After 2007, Jessica Moss and Thierry Amar continued uninterrupted Montreal-based music careers in beloved agit-punk bands Thee Silver Mt. Zion and Godspeed You! Black Emperor, while also making performance, arrangement and production contributions to countless recordings by the likes of Vic Chesnutt, Matana Roberts, Lhasa, Carla Bozulich, Grant Hart, Sarah Davachi, BIG | BRAVE, Basia Bulat, Broken Social Scene and many more. Moss is also known for her unique noise-, electronics- and ambient-metal-inflected post-classical solo albums over the past decade, which regularly land on Modern Composition and Electroacoustic year-end lists. Amar is one of the co-founders of the legendary Hotel2Tango recording studio in Montreal. Primary composer/vocalist/lyricist Scott Gilmore pursued human rights law in Washington D.C., while Gabriel Levine completed a PhD and taught performance and cultural theory in Toronto (publishing Art and Tradition in a Time of Uprisings with MIT Press in 2020). Both kept up with their instruments and musical practices largely on the side through this period. 

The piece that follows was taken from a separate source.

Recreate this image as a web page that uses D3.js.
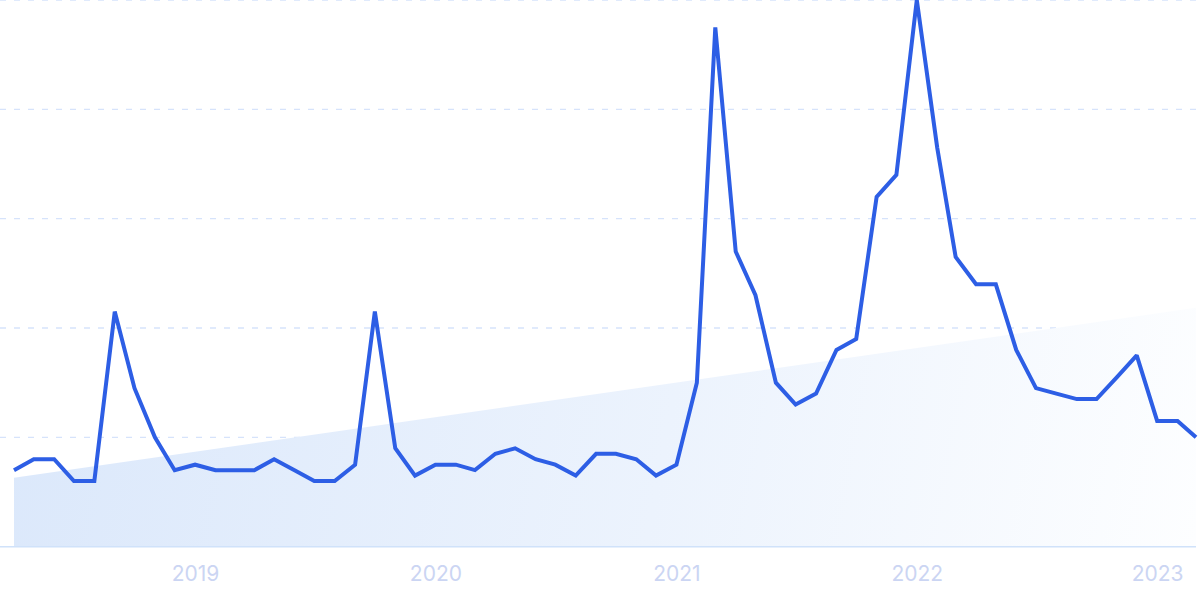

Following a 15-year hiatus, Black Ox Orkestar reunited in the pandemic summer of 2020, impelled by an invitation by a journalist from left-leaning magazine Jewish Currents to be the subject of a feature article introducing this groundbreaking band to a new generation of listeners. The band reconvened at first in friendship and conversation, which soon evolved into a desire to tap back into the musical chemistry they’d each dearly missed. Pandemic restrictions initially limited them to Zoom meetings and virtual file exchange; one of their earliest new recordings, “Mizrakh Mi Ma’arav”, was forged from a voice memo recording of Gilmore on piano and voice, to which Levine added clarinet in his Toronto basement, and Amar and Moss overdubbing strings at Montreal’s Hotel2Tango recording studio. This song was then released as a flexi 7” by Jewish Currents as a gift to its 6000+ subscribers in February 2022, effectively announcing the return of Black Ox Orkestar. The song also appears on the band’s new full-length album Everything Returns, which picks up right where they left off a decade-and-a-half ago: an entrancing collection of roiling interpretations of Jewish diasporic instrumentals combined with brooding vocal-driven originals (sung primarily in Yiddish) showcasing their unique sound and sensibility—offering a distinctive take and timbre within the contemporary landscape of Jewish, Yiddish and klezmer music. A burgeoning new diasporic community of such practitioners, researchers and fans has arisen since Black Ox Orkestar’s initial run, and the band’s first two albums remain lodestars among this next generation. Everything Returns will indeed mark an exciting and welcome return for many and should offer proof positive of the band’s continued interpretive strengths, musicianship, and revitalizing contributions to the tradition.
SELECT REVIEW QUOTES

“Nisht Azoy is a heavy album. Black Ox Orkestar’s take on traditional Yiddish music has the same portentous sense of weight and drama that runs through Godspeed You! Black Emperor like a quiet lead stream. The music is recognisably influenced by post-rock, yet you wouldn’t mistake Black Ox Orkestar for any other band. A dark trad-Yid group is a welcome change. They’re the darkest, densest folk group around. 
PopMatters (Nisht Azoy, 2006)

“It seems appropriate that the city that gave us Mordechai Richler and which was home to Chava Rosenfarb should continue to be the source of new, interesting Yiddish music. Although most of the songs on this album are traditional, they are played in a brooding, nusakh-influenced style that owes as much to Middle Eastern music and modern discordances as to traditional folk music. “Fishelakh in Vaser” is absolutely wonderful as it slowly grows more forceful and discordant—a modern Yiddish street bolero. The words to the title song are incendiary, questioning what is happening in Israel and the question of oppressed turning oppressor. This is a band with a range of moods and strengths. When a band plays this well and engages the politics of today’s world in Yiddish, much positive should be said.”